When this self-employment thing isn’t going so well, I will be able to tell myself I’ve been getting rejections for a very long time. Or passive non-response rejections, anyway. [ETA: they did reply, and kindly, even if it was indeed a rejection. See next post.]
The below is a 1986 letter from my esteemed father to Alfred Hitchcock’s Mystery Magazine (which still exists, who knew?). You can click to embiggen, but for ease, I’ll retype:
While it probably is not unusual that my wife and I are regular readers of your Mystery Magazine, I think it probably is a bit unusual that my eight year old daughter is a regular reader, too (although I have to say that she generally goes after your shorter stories rather than the longer ones).
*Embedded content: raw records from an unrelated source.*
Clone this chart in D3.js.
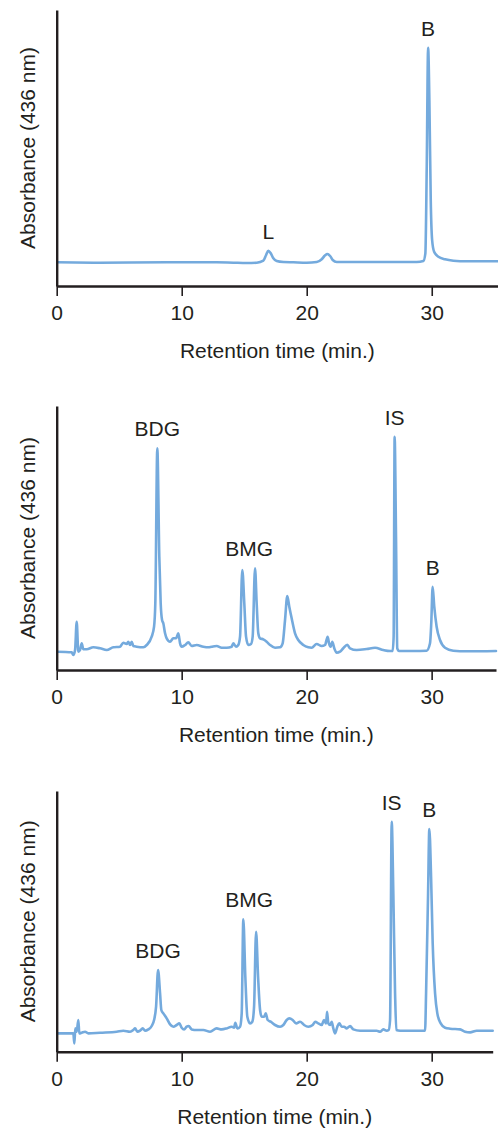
<!DOCTYPE html>
<html>
<head>
<meta charset="utf-8">
<script src="https://cdn.jsdelivr.net/npm/d3@7"></script>
<style>
  html, body { margin: 0; padding: 0; background: #fff; }
  svg { display: block; }
  text { font-family: "Liberation Sans", Arial, Helvetica, sans-serif; fill: #231f20; }
</style>
</head>
<body>
<svg id="chart" width="498" height="1129"></svg>
<script>
// ---------- DATA ----------
// Retention time (min) and absorbance (arbitrary units)
const xTicks = [0, 10, 20, 30];
const xLabel = "Retention time (min.)";
const yLabel = "Absorbance (436 nm)";

// Panel 1: standard (L, B)
const trace1 = [
  [0.05,23.7],[3.47,23.3],[8.8,23.7],[12.8,23.7],[14.13,23.3],[15.2,23.0],[16.0,23.3],
  [16.53,25.3],[16.75,31.0],[16.93,35.3],[17.12,32.7],[17.33,27.7],[17.6,25.0],[18.13,24.0],
  [18.93,23.7],[20.0,23.3],[20.8,24.0],[21.2,26.7],[21.47,30.7],[21.65,32.0],[21.87,30.0],
  [22.08,26.0],[22.4,24.0],[23.47,24.0],[26.13,24.0],[28.8,24.0],[29.33,25.0],[29.49,32.7],
  [29.6,119.3],[29.71,238.3],[29.81,186.0],[29.92,86.0],[30.03,46.0],[30.19,34.3],[30.53,29.3],
  [31.07,26.7],[31.73,25.3],[32.8,24.7],[35.3,24.7]
];
const labels1 = [["L",16.93],["B",29.71]];

// Panel 2
const trace2 = [
  [0.05,18.3],[1.2,17.7],[1.33,15.0],[1.47,20.0],[1.6,48.3],[1.73,18.3],[1.87,20.0],[2.0,26.7],
  [2.13,20.7],[2.4,20.7],[2.93,22.7],[3.47,21.7],[4.0,20.0],[4.53,22.7],[5.07,23.3],[5.33,27.3],
  [5.6,26.0],[5.73,28.3],[5.87,25.0],[6.0,28.3],[6.13,24.0],[6.4,23.3],[6.93,22.7],[7.2,25.0],
  [7.6,33.3],[7.79,43.3],[7.89,66.7],[8.05,221.7],[8.21,113.3],[8.32,66.7],[8.43,50.0],[8.53,46.7],
  [8.67,36.7],[8.8,31.7],[9.07,28.3],[9.33,31.7],[9.55,31.7],[9.73,36.7],[9.87,26.7],[10.0,23.3],
  [10.27,25.0],[10.53,27.7],[10.8,24.0],[11.2,25.0],[11.73,23.3],[12.13,22.7],[12.4,23.3],[12.8,24.0],
  [13.2,22.3],[13.6,22.3],[14.0,23.3],[14.13,26.7],[14.35,23.3],[14.53,25.0],[14.67,33.3],[14.85,100.0],
  [15.01,66.7],[15.15,33.3],[15.33,25.0],[15.55,26.0],[15.68,33.3],[15.87,101.7],[16.0,66.7],[16.13,36.7],
  [16.27,31.7],[16.53,30.7],[16.8,28.3],[17.07,25.0],[17.47,22.3],[17.87,22.7],[18.08,26.7],[18.27,50.0],
  [18.45,74.0],[18.61,63.3],[18.8,51.7],[19.07,36.7],[19.33,30.0],[19.73,25.0],[20.13,22.7],[20.4,22.3],
  [20.8,26.0],[21.2,24.0],[21.47,25.0],[21.68,33.3],[21.79,26.7],[21.92,23.3],[22.05,28.3],[22.21,21.7],
  [22.4,17.3],[22.67,18.3],[22.93,21.7],[23.25,25.3],[23.47,21.7],[24.0,20.0],[24.8,21.0],[25.47,22.3],
  [26.13,20.0],[26.67,19.0],[26.88,19.0],[26.96,33.3],[27.04,233.3],[27.15,133.3],[27.25,21.7],[27.39,19.0],
  [28.53,19.0],[29.6,19.3],[29.87,26.7],[29.97,46.7],[30.08,83.3],[30.21,63.3],[30.4,43.3],[30.67,30.0],
  [31.07,22.3],[31.73,19.3],[32.8,18.7],[35.15,19.0]
];
const labels2 = [["BDG",8.05],["BMG",15.4],["IS",27.04],["B",30.08]];

// Panel 3
const trace3 = [
  [0.05,18.3],[1.33,18.3],[1.41,8.3],[1.49,23.3],[1.6,20.0],[1.73,31.7],[1.81,18.3],[2.0,19.0],
  [2.27,20.0],[2.53,18.3],[3.47,19.0],[4.8,20.0],[5.33,21.0],[5.87,20.0],[6.13,21.7],[6.27,23.3],
  [6.45,20.0],[6.67,21.0],[6.88,23.3],[7.07,21.0],[7.33,22.3],[7.6,25.7],[7.79,31.7],[7.95,45.0],
  [8.11,81.7],[8.27,58.3],[8.37,41.7],[8.53,38.3],[8.8,33.3],[9.07,27.3],[9.33,25.0],[9.6,26.7],
  [9.81,28.3],[10.0,24.0],[10.19,22.3],[10.4,25.0],[10.56,25.7],[10.8,22.3],[11.2,21.7],[11.73,21.7],
  [12.27,20.0],[12.8,23.3],[13.2,22.3],[13.6,23.3],[14.0,25.0],[14.19,24.0],[14.29,29.0],[14.45,23.3],
  [14.67,25.0],[14.8,38.3],[14.93,132.3],[15.09,75.0],[15.25,35.0],[15.47,28.3],[15.65,30.0],[15.79,45.0],
  [15.95,120.0],[16.11,75.0],[16.27,41.7],[16.4,35.0],[16.59,35.0],[16.72,38.3],[16.88,31.7],[17.12,30.0],
  [17.47,26.7],[17.87,25.0],[18.13,26.7],[18.4,31.7],[18.61,33.3],[18.88,31.7],[19.15,28.3],[19.47,30.0],
  [19.79,26.7],[20.13,25.0],[20.48,26.7],[20.69,30.0],[20.93,28.3],[21.2,26.7],[21.39,31.7],[21.55,28.3],
  [21.63,40.0],[21.73,28.3],[21.87,26.7],[22.0,30.0],[22.13,23.3],[22.27,18.3],[22.45,25.0],[22.61,28.3],
  [22.8,25.0],[22.99,25.0],[23.2,23.3],[23.47,25.7],[23.73,22.3],[24.27,21.0],[25.07,21.0],[25.6,21.0],
  [25.87,20.0],[26.13,22.3],[26.4,21.0],[26.56,21.7],[26.67,31.7],[26.8,230.0],[26.93,158.3],[27.07,58.3],
  [27.17,21.7],[27.47,21.0],[29.47,21.0],[29.55,58.3],[29.71,158.3],[29.81,222.7],[29.95,175.0],[30.08,108.3],
  [30.27,58.3],[30.45,38.3],[30.72,28.3],[31.07,24.0],[31.47,23.0],[32.27,22.3],[32.67,20.0],[33.07,19.3],
  [33.6,21.0],[34.88,21.0]
];
const labels3 = [["BDG",8.11],["BMG",15.4],["IS",26.8],["B",29.81]];

// ---------- LAYOUT ----------
const svg = d3.select("#chart");
const lineColor = "#74aadd";
const inkColor = "#231f20";
const fontSize = 21;

const panels = [
  { data: trace1, labels: labels1, top: 10,  axisY: 286,   xMax: 35.3,  right: 498 },
  { data: trace2, labels: labels2, top: 406, axisY: 670,   xMax: 35.15, right: 496 },
  { data: trace3, labels: labels3, top: 791, axisY: 1051.7, xMax: 34.88, right: 492.7 }
];
const left = 56.7;

panels.forEach(p => {
  const x = d3.scaleLinear().domain([0, p.xMax]).range([left, p.right]);
  const y = d3.scaleLinear().domain([0, p.axisY - p.top]).range([p.axisY, p.top]);
  const g = svg.append("g");

  // line
  const line = d3.line().x(d => x(d[0])).y(d => y(d[1])).curve(d3.curveMonotoneX);
  g.append("path").datum(p.data)
    .attr("d", line)
    .attr("fill", "none")
    .attr("stroke", lineColor)
    .attr("stroke-width", 2.6)
    .attr("stroke-linejoin", "round")
    .attr("stroke-linecap", "round");

  // x axis
  const xAxis = d3.axisBottom(x).tickValues(xTicks).tickSizeInner(10).tickSizeOuter(0).tickPadding(9);
  const gx = g.append("g").attr("transform", `translate(0,${p.axisY})`).call(xAxis);
  gx.select(".domain").attr("stroke", inkColor).attr("stroke-width", 2.4);
  gx.selectAll(".tick line").attr("stroke", inkColor).attr("stroke-width", 1.6);
  gx.selectAll(".tick text")
    .attr("font-size", fontSize)
    .attr("font-family", '"Liberation Sans", Arial, sans-serif')
    .attr("fill", inkColor);

  // y axis (line only)
  const yAxis = d3.axisLeft(y).tickValues([]).tickSizeOuter(0);
  const gy = g.append("g").attr("transform", `translate(${left},0)`).call(yAxis);
  gy.select(".domain").attr("stroke", inkColor).attr("stroke-width", 2.4);

  // axis titles
  g.append("text")
    .attr("x", (left + p.right) / 2)
    .attr("y", p.axisY + 72)
    .attr("text-anchor", "middle")
    .attr("font-size", fontSize)
    .text(xLabel);
  g.append("text")
    .attr("transform", `translate(27,${(p.top + p.axisY) / 2}) rotate(-90)`)
    .attr("text-anchor", "middle")
    .attr("dy", "0.36em")
    .attr("font-size", fontSize)
    .text(yLabel);

  // peak labels
  p.labels.forEach(([name, t]) => {
    const near = p.data.filter(d => Math.abs(d[0] - t) <= 0.7);
    const peak = d3.max(near, d => d[1]);
    g.append("text")
      .attr("x", x(t))
      .attr("y", y(peak) - 12)
      .attr("text-anchor", "middle")
      .attr("font-size", fontSize)
      .text(name);
  });
});
</script>
</body>
</html>
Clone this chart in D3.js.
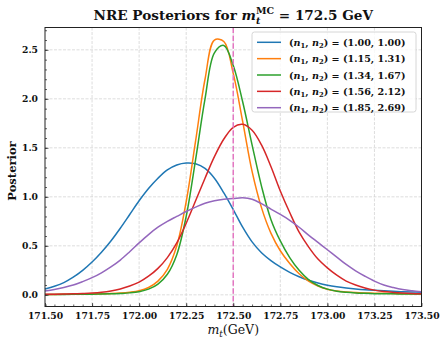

Alden is in the fourth grade at Orchard School in South Burlington, and was fascinated by your “Mystery Photography” contest this month. I know that this story wouldn’t win in an open competition, but I wanted to send it to you in case you even write to individuals who submit entries. Alden worked on this for quite a while, and, partial as I am, I think this is quite interesting in a rather weird way. Her spelling leaves a bit to be desired — although unfortunately I have to note that some of my freshmen students spell not much better than she — so I have typed a “cleaned up” version of her story which is enclosed.
I hope you’ll be able to acknowledge her entry.
Hey, Dad, major party foul on the “dear sirs.” Did you know Hitchcock’s wife Alma Reville was one of his primary scriptwriters, his former boss, and a total badass? I’m sure it wasn’t 50/50 (because I’m sure it still isn’t), but there could have been a chick on that staff in 1986.
That said, here is the photograph of the month:
I lived in Massachusetts, quite peacefully. I had four children, all dearly loved and my husband was dead.
One night my eldest daughter woke me up saying, “Mother, 4 blobs are outside!”
“Of course,” I said. “Go back to sleep.”
Next night I heard my husband calling me. I went outside, equipped with gun, silently.
Indeed, there were the blobs, all four.
“Who are you?” I asked them. None spoke, but were silently approaching.
I shot once, twice, thrice, four times. Each blob opened. Out stepped my four precious children. Each with a deep wound on their left breast. Humming: “Ne’er believe us, ne’er retrieve us.”